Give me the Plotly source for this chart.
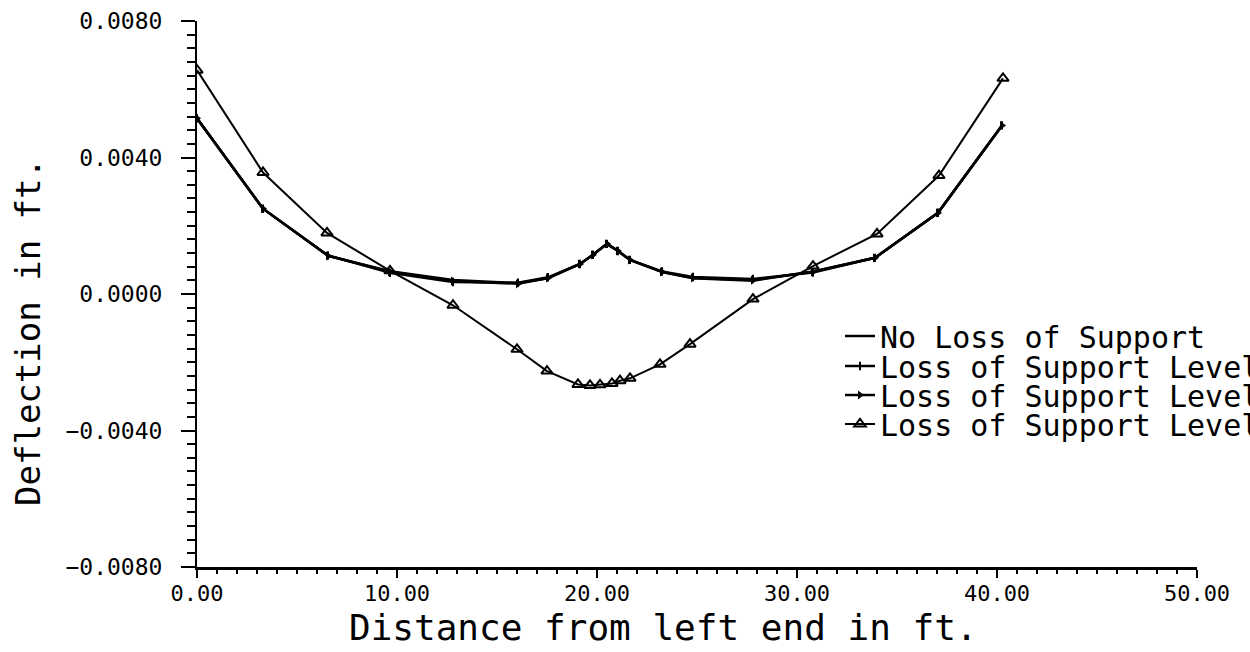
import plotly.graph_objects as go

# ---- data ----
x_l3 = [0.0, 3.3, 6.5, 9.65, 12.8, 16.0, 17.5, 19.05, 19.65, 20.15, 20.75, 21.15, 21.65,
        23.15, 24.65, 27.8, 30.8, 34.0, 37.1, 40.3]
y_l3 = [0.00656, 0.00356, 0.00179, 0.00068, -0.00033, -0.00162, -0.00226, -0.00265, -0.00268,
        -0.00266, -0.00262, -0.00254, -0.00247, -0.00206, -0.00147, -0.00015, 0.00082, 0.00176,
        0.00347, 0.00632]

x_l2 = [0.0, 3.3, 6.55, 9.65, 12.8, 16.05, 17.55, 19.15, 19.8, 20.5, 21.05, 21.65, 23.25,
        24.8, 27.8, 30.8, 33.9, 37.05, 40.25]
y_l2 = [0.00515, 0.0025, 0.00112, 0.00065, 0.00038, 0.0003, 0.00047, 0.00088, 0.00115,
        0.00147, 0.00126, 0.001, 0.00065, 0.00047, 0.00041, 0.00065, 0.00106, 0.00238, 0.00494]

x_l1 = [0.0, 3.3, 6.55, 9.65, 12.8, 16.05, 17.55, 19.15, 19.8, 20.5, 21.05, 21.65, 23.25,
        24.8, 27.8, 30.8, 33.9, 37.05, 40.25]
y_l1 = [0.00515, 0.0025, 0.00113, 0.00062, 0.00035, 0.00033, 0.00049, 0.00088, 0.00115,
        0.00147, 0.00126, 0.001, 0.00066, 0.00050, 0.00044, 0.00063, 0.00106, 0.00238, 0.00494]

x_nl = [0.0, 3.3, 6.55, 9.65, 12.8, 16.05, 17.55, 19.15, 19.8, 20.5, 21.05, 21.65, 23.25,
        24.8, 27.8, 30.8, 33.9, 37.05, 40.25]
y_nl = [0.00515, 0.0025, 0.00112, 0.00067, 0.00041, 0.00032, 0.00046, 0.00088, 0.00115,
        0.00147, 0.00126, 0.001, 0.00064, 0.00046, 0.00039, 0.00066, 0.00106, 0.00238, 0.00494]

series_names = ["No Loss of Support", "Loss of Support Level 1",
                "Loss of Support Level 2", "Loss of Support Level 3"]

x_ticks = [0, 10, 20, 30, 40, 50]
y_ticks = [-0.008, -0.004, 0.0, 0.004, 0.008]

MONO = "DejaVu Sans Mono"

fig = go.Figure()
fig.add_trace(go.Scatter(x=x_nl, y=y_nl, name=series_names[0], mode="lines",
                         line=dict(color="black", width=2.5), legend="legend",
                         showlegend=True))
fig.add_trace(go.Scatter(x=x_l1, y=y_l1, name=series_names[1], mode="lines+markers",
                         line=dict(color="black", width=2.5),
                         marker=dict(symbol="line-ns", size=6, line=dict(color="black", width=2)),
                         legend="legend2", showlegend=True))
fig.add_trace(go.Scatter(x=x_l2, y=y_l2, name=series_names[2], mode="lines+markers",
                         line=dict(color="black", width=2.5),
                         marker=dict(symbol="triangle-right", size=8, color="black"),
                         legend="legend3", showlegend=True))
fig.add_trace(go.Scatter(x=x_l3, y=y_l3, name=series_names[3], mode="lines+markers",
                         line=dict(color="black", width=2),
                         marker=dict(symbol="triangle-up-open", size=10,
                                     line=dict(color="black", width=2)),
                         legend="legend4", showlegend=True))

W0, W1 = 197, 1197
H0, H1 = 21, 567


def px_x(p):
    return (p - W0) / (W1 - W0)


def px_y(q):
    return (H1 - q) / (H1 - H0)


leg_common = dict(x=px_x(840), xanchor="left", yanchor="middle", bgcolor="rgba(0,0,0,0)",
                  borderwidth=0, font=dict(family=MONO, size=30, color="black"),
                  itemwidth=30)
row_y = [336, 366, 395, 424]

fig.update_layout(
    width=1250, height=652,
    showlegend=True,
    margin=dict(l=W0, r=1250 - W1, t=H0, b=652 - H1, autoexpand=False),
    paper_bgcolor="white", plot_bgcolor="white",
    font=dict(family=MONO, color="black"),
    legend=dict(y=px_y(row_y[0]), **leg_common),
    legend2=dict(y=px_y(row_y[1]), **leg_common),
    legend3=dict(y=px_y(row_y[2]), **leg_common),
    legend4=dict(y=px_y(row_y[3]), **leg_common),
    xaxis=dict(range=[0, 50], tickvals=x_ticks, tickformat=".2f",
               ticks="outside", ticklen=8, tickwidth=1.5, tickcolor="black",
               minor=dict(dtick=1, tick0=0, ticks="outside", ticklen=4, tickwidth=1.5,
                          tickcolor="black"),
               showline=True, linewidth=3, linecolor="black",
               showgrid=False, zeroline=False,
               tickfont=dict(family=MONO, size=22, color="black"),
               ticklabelstandoff=-3),
    yaxis=dict(range=[-0.008, 0.008], tickvals=y_ticks, tickformat=".4f",
               ticks="outside", ticklen=14, tickwidth=1.5, tickcolor="black",
               minor=dict(dtick=0.0004, tick0=0, ticks="outside", ticklen=8, tickwidth=1.5,
                          tickcolor="black"),
               showline=True, linewidth=2, linecolor="black",
               showgrid=False, zeroline=False,
               tickfont=dict(family=MONO, size=23, color="black"),
               ticklabelstandoff=14),
    annotations=[
        dict(text="Distance from left end in ft.", xref="paper", yref="paper",
             x=px_x(663), y=px_y(627), xanchor="center", yanchor="middle",
             showarrow=False, font=dict(family=MONO, size=36, color="black")),
        dict(text="Deflection in ft.", xref="paper", yref="paper",
             x=px_x(28), y=px_y(332), xanchor="center", yanchor="middle", textangle=-90,
             showarrow=False, font=dict(family=MONO, size=34, color="black")),
    ],
)

fig.write_html("out.html")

--------

AIM OF THE TASK: Give the data above again in full and unchanged, skipping the pictures.

PROBLEM SOLUTION:
Give me the Plotly source for this chart.
import plotly.graph_objects as go

# ---- data ----
x_l3 = [0.0, 3.3, 6.5, 9.65, 12.8, 16.0, 17.5, 19.05, 19.65, 20.15, 20.75, 21.15, 21.65,
        23.15, 24.65, 27.8, 30.8, 34.0, 37.1, 40.3]
y_l3 = [0.00656, 0.00356, 0.00179, 0.00068, -0.00033, -0.00162, -0.00226, -0.00265, -0.00268,
        -0.00266, -0.00262, -0.00254, -0.00247, -0.00206, -0.00147, -0.00015, 0.00082, 0.00176,
        0.00347, 0.00632]

x_l2 = [0.0, 3.3, 6.55, 9.65, 12.8, 16.05, 17.55, 19.15, 19.8, 20.5, 21.05, 21.65, 23.25,
        24.8, 27.8, 30.8, 33.9, 37.05, 40.25]
y_l2 = [0.00515, 0.0025, 0.00112, 0.00065, 0.00038, 0.0003, 0.00047, 0.00088, 0.00115,
        0.00147, 0.00126, 0.001, 0.00065, 0.00047, 0.00041, 0.00065, 0.00106, 0.00238, 0.00494]

x_l1 = [0.0, 3.3, 6.55, 9.65, 12.8, 16.05, 17.55, 19.15, 19.8, 20.5, 21.05, 21.65, 23.25,
        24.8, 27.8, 30.8, 33.9, 37.05, 40.25]
y_l1 = [0.00515, 0.0025, 0.00113, 0.00062, 0.00035, 0.00033, 0.00049, 0.00088, 0.00115,
        0.00147, 0.00126, 0.001, 0.00066, 0.00050, 0.00044, 0.00063, 0.00106, 0.00238, 0.00494]

x_nl = [0.0, 3.3, 6.55, 9.65, 12.8, 16.05, 17.55, 19.15, 19.8, 20.5, 21.05, 21.65, 23.25,
        24.8, 27.8, 30.8, 33.9, 37.05, 40.25]
y_nl = [0.00515, 0.0025, 0.00112, 0.00067, 0.00041, 0.00032, 0.00046, 0.00088, 0.00115,
        0.00147, 0.00126, 0.001, 0.00064, 0.00046, 0.00039, 0.00066, 0.00106, 0.00238, 0.00494]

series_names = ["No Loss of Support", "Loss of Support Level 1",
                "Loss of Support Level 2", "Loss of Support Level 3"]

x_ticks = [0, 10, 20, 30, 40, 50]
y_ticks = [-0.008, -0.004, 0.0, 0.004, 0.008]

MONO = "DejaVu Sans Mono"

fig = go.Figure()
fig.add_trace(go.Scatter(x=x_nl, y=y_nl, name=series_names[0], mode="lines",
                         line=dict(color="black", width=2.5), legend="legend",
                         showlegend=True))
fig.add_trace(go.Scatter(x=x_l1, y=y_l1, name=series_names[1], mode="lines+markers",
                         line=dict(color="black", width=2.5),
                         marker=dict(symbol="line-ns", size=6, line=dict(color="black", width=2)),
                         legend="legend2", showlegend=True))
fig.add_trace(go.Scatter(x=x_l2, y=y_l2, name=series_names[2], mode="lines+markers",
                         line=dict(color="black", width=2.5),
                         marker=dict(symbol="triangle-right", size=8, color="black"),
                         legend="legend3", showlegend=True))
fig.add_trace(go.Scatter(x=x_l3, y=y_l3, name=series_names[3], mode="lines+markers",
                         line=dict(color="black", width=2),
                         marker=dict(symbol="triangle-up-open", size=10,
                                     line=dict(color="black", width=2)),
                         legend="legend4", showlegend=True))

W0, W1 = 197, 1197
H0, H1 = 21, 567


def px_x(p):
    return (p - W0) / (W1 - W0)


def px_y(q):
    return (H1 - q) / (H1 - H0)


leg_common = dict(x=px_x(840), xanchor="left", yanchor="middle", bgcolor="rgba(0,0,0,0)",
                  borderwidth=0, font=dict(family=MONO, size=30, color="black"),
                  itemwidth=30)
row_y = [336, 366, 395, 424]

fig.update_layout(
    width=1250, height=652,
    showlegend=True,
    margin=dict(l=W0, r=1250 - W1, t=H0, b=652 - H1, autoexpand=False),
    paper_bgcolor="white", plot_bgcolor="white",
    font=dict(family=MONO, color="black"),
    legend=dict(y=px_y(row_y[0]), **leg_common),
    legend2=dict(y=px_y(row_y[1]), **leg_common),
    legend3=dict(y=px_y(row_y[2]), **leg_common),
    legend4=dict(y=px_y(row_y[3]), **leg_common),
    xaxis=dict(range=[0, 50], tickvals=x_ticks, tickformat=".2f",
               ticks="outside", ticklen=8, tickwidth=1.5, tickcolor="black",
               minor=dict(dtick=1, tick0=0, ticks="outside", ticklen=4, tickwidth=1.5,
                          tickcolor="black"),
               showline=True, linewidth=3, linecolor="black",
               showgrid=False, zeroline=False,
               tickfont=dict(family=MONO, size=22, color="black"),
               ticklabelstandoff=-3),
    yaxis=dict(range=[-0.008, 0.008], tickvals=y_ticks, tickformat=".4f",
               ticks="outside", ticklen=14, tickwidth=1.5, tickcolor="black",
               minor=dict(dtick=0.0004, tick0=0, ticks="outside", ticklen=8, tickwidth=1.5,
                          tickcolor="black"),
               showline=True, linewidth=2, linecolor="black",
               showgrid=False, zeroline=False,
               tickfont=dict(family=MONO, size=23, color="black"),
               ticklabelstandoff=14),
    annotations=[
        dict(text="Distance from left end in ft.", xref="paper", yref="paper",
             x=px_x(663), y=px_y(627), xanchor="center", yanchor="middle",
             showarrow=False, font=dict(family=MONO, size=36, color="black")),
        dict(text="Deflection in ft.", xref="paper", yref="paper",
             x=px_x(28), y=px_y(332), xanchor="center", yanchor="middle", textangle=-90,
             showarrow=False, font=dict(family=MONO, size=34, color="black")),
    ],
)

fig.write_html("out.html")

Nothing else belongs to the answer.